:: INFORMATION PROVIDED ::

------------

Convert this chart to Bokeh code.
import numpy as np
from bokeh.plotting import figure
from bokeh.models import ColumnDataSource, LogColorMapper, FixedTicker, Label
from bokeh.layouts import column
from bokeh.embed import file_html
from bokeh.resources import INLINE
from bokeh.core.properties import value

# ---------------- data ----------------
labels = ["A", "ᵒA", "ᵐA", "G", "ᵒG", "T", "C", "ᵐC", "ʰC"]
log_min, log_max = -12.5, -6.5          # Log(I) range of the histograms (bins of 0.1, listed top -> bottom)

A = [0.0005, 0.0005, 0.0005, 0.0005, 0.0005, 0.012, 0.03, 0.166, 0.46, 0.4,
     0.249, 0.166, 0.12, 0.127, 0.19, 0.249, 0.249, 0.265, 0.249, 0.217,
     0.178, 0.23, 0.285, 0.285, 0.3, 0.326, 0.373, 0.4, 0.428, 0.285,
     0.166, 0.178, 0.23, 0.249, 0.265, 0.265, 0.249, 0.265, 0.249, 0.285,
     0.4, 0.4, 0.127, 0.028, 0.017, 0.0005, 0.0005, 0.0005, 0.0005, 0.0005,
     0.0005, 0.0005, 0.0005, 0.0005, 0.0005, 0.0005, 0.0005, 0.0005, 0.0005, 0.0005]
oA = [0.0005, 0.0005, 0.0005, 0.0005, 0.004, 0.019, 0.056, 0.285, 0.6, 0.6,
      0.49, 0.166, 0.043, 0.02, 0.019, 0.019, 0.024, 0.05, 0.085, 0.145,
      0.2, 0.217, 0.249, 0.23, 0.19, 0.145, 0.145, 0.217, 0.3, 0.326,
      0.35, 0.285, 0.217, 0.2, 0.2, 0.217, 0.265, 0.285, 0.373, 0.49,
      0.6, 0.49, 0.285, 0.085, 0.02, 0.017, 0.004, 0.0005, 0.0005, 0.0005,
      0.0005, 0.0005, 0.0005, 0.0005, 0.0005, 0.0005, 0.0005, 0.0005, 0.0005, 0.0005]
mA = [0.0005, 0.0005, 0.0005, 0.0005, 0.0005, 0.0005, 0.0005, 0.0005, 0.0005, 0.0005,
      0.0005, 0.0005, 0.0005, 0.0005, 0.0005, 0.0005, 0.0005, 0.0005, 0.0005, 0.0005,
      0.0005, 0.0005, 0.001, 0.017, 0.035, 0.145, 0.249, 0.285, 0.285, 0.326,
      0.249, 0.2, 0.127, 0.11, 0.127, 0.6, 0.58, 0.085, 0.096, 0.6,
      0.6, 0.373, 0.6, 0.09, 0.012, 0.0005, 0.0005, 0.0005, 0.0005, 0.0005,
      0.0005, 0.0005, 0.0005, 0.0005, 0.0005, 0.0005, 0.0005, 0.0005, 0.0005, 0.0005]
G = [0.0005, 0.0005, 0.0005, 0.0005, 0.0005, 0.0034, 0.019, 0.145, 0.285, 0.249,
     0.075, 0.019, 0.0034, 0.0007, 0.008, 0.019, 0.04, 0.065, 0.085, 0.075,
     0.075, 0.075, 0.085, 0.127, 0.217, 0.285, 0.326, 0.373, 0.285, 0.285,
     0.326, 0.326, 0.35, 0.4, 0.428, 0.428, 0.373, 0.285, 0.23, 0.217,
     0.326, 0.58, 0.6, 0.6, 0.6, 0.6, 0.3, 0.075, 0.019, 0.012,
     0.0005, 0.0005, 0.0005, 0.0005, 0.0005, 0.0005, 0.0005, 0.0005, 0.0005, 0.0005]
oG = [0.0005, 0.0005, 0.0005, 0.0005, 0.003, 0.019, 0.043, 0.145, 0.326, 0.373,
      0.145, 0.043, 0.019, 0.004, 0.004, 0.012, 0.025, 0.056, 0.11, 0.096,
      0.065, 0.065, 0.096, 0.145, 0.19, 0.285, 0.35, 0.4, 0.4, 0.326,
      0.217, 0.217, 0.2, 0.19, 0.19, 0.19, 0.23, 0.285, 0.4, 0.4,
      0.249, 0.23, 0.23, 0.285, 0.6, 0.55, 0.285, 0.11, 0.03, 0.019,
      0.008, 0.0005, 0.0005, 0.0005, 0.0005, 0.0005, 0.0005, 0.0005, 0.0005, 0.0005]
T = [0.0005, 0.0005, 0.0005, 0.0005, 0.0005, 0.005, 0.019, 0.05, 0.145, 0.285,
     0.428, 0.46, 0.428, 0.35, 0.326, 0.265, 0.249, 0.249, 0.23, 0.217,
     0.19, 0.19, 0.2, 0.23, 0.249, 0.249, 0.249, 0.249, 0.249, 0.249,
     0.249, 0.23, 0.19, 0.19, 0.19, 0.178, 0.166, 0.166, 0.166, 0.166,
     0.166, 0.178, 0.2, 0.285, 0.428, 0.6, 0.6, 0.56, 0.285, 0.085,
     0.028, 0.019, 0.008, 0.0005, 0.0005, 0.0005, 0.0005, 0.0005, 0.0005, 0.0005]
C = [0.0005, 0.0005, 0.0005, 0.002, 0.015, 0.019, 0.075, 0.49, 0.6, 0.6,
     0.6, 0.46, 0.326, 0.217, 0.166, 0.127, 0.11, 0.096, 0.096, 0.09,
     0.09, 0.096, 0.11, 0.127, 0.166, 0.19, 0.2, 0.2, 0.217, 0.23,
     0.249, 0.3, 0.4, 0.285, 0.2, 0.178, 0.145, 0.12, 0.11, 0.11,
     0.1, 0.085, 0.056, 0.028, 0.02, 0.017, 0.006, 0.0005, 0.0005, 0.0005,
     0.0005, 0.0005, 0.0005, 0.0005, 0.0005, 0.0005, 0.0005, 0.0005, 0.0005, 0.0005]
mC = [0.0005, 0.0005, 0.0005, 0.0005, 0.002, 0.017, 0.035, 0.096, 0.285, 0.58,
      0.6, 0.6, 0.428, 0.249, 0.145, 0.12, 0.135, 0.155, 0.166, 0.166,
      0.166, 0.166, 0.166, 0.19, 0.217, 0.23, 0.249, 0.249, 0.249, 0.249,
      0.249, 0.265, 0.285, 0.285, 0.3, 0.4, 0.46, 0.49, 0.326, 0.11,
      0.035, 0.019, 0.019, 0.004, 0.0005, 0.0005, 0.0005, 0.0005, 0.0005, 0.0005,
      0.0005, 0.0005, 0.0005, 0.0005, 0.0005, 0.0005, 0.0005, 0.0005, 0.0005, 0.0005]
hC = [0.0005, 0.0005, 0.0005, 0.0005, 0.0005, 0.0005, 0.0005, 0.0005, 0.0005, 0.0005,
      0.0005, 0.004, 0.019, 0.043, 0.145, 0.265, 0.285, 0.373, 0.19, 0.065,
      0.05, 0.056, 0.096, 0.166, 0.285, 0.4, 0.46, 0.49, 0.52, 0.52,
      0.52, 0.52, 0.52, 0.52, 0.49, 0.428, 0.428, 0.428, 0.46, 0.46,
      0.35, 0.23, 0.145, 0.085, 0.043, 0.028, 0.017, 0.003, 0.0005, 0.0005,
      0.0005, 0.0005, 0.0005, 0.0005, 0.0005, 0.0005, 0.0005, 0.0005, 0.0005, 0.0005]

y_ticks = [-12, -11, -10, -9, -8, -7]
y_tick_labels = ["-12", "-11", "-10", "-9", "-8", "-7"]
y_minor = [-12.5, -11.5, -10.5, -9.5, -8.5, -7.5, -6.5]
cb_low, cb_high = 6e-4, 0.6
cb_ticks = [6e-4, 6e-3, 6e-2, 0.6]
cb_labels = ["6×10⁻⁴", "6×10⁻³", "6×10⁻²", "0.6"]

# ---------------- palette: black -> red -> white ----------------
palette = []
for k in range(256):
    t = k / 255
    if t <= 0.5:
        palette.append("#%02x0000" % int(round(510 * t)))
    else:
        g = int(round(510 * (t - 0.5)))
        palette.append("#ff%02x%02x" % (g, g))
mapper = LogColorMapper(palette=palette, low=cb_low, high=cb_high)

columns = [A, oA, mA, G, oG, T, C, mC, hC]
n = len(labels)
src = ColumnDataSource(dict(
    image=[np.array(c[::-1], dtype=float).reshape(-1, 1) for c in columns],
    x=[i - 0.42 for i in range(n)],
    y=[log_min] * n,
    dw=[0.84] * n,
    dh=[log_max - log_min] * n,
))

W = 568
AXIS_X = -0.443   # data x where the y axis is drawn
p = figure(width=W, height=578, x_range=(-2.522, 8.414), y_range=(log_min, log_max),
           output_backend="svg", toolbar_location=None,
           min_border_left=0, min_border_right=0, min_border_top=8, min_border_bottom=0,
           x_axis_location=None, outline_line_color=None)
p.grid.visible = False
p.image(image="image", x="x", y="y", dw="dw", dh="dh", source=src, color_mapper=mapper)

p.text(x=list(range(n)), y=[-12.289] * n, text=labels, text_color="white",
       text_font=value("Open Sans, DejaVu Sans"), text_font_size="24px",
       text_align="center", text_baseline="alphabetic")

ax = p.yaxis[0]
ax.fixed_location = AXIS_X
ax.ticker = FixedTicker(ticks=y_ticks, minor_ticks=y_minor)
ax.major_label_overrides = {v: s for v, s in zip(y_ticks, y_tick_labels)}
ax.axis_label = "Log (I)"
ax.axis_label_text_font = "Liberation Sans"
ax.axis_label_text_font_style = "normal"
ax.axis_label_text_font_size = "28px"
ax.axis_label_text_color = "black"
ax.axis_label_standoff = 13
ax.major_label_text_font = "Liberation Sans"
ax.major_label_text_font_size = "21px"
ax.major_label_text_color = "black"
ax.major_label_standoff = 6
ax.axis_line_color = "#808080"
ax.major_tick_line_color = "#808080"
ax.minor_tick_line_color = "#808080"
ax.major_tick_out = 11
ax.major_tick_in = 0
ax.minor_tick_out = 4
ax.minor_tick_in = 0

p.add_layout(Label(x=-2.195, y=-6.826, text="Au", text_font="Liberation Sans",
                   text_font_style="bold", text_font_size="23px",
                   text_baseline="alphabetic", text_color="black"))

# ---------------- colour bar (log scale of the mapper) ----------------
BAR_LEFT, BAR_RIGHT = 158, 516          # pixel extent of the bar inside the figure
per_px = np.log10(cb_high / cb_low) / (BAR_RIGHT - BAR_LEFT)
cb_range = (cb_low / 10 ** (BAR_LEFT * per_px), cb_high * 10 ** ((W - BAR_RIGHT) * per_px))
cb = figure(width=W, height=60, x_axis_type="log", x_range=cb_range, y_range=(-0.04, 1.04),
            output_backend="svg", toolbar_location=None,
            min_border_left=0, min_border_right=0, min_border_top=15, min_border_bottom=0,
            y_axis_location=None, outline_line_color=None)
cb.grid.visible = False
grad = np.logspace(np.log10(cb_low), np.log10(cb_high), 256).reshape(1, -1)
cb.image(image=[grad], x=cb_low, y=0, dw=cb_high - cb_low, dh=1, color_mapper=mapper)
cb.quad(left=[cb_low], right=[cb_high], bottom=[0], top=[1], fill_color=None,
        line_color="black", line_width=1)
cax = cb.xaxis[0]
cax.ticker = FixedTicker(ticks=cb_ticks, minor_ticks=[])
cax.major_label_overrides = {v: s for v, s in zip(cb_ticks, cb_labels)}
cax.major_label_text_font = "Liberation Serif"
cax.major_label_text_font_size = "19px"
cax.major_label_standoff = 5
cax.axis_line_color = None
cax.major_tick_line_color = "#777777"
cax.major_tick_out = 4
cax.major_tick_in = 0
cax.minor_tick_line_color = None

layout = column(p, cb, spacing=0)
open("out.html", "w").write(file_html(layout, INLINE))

------------

:: WRITTEN REQUEST ::
Return nothing but the lines from the first line of the listing through the line with "log_min, log_max = -12.5, -6.5", please, keeping every one of them unchanged.

:: FINISHED EXERCISE ::
Convert this chart to Bokeh code.
import numpy as np
from bokeh.plotting import figure
from bokeh.models import ColumnDataSource, LogColorMapper, FixedTicker, Label
from bokeh.layouts import column
from bokeh.embed import file_html
from bokeh.resources import INLINE
from bokeh.core.properties import value

# ---------------- data ----------------
labels = ["A", "ᵒA", "ᵐA", "G", "ᵒG", "T", "C", "ᵐC", "ʰC"]
log_min, log_max = -12.5, -6.5          # Log(I) range of the histograms (bins of 0.1, listed top -> bottom)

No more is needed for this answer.